Bottling

When a large sheet is folded several times, the inner pages of the signature will be slightly rotated or skewed. This effect, as well as its solution, are both called bottling. It is caused by the large amount of paper in the back margin.

The amount of bottling is determined by:

  • the number of cross-folds (folds along both the horizontal and vertical axis).  This means that bottling tends to occur more with either large press sheets since these contain more pages and require more folding, or small page sizes since more pages fit on a given press sheet size if they are smaller (once again requiring more folding).
  • the thickness of the paper. With a thicker paper stock, pages will bottle more.
  • the bindery equipment. Older or less precise folding machines may increase the amount of bottling.

Since bottling occurs with press sheets that are folded a lot, it typically is an issue with jobs printed on large sheetfed or web presses such as books, magazines or catalogs. Overall it is a niche problem, only affecting a small number of printing companies whose setup and quality requirements require a fix.

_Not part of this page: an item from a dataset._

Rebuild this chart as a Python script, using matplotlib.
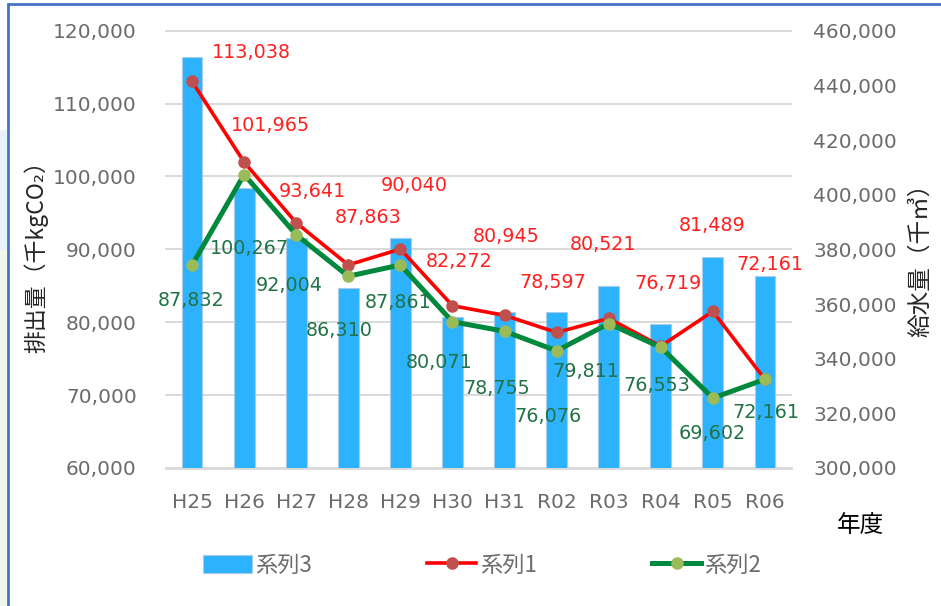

Bottling causes the page content to move slightly in relation to the trimmed page edges. To compensate for this content shift, pages are rotated slightly in the opposite direction within an imposition program.

bottling

Kodak Preps and Heidelberg Signastation are among the imposition applications that offer control over bottling.

  • Ideally the software counter-rotates the inner pages of each signature the most and then lessens the rotation gradually towards the outer pages. The rotation is subtle, for example 0.5 degrees for the inner pages. On a portrait A4 size page that means graphic elements shift around 2.6 millimeters horizontally from top to bottom. In Preps the maximum inclination is 5 degrees. It can be either a positive or negative angle.
  • Most applications offer control over the pivot point, the point around which the pages are rotated, such as the top left corner or the page center. The screen capture below shows the five options in Signastation.

Bottling controls in the Heidelberg Signastation imposition software

Bottling is one of the mechanisms that imposition software offers to transform pages on a signature. The others ones are shingling (or creep) and web growth (also called web stretch or fan out).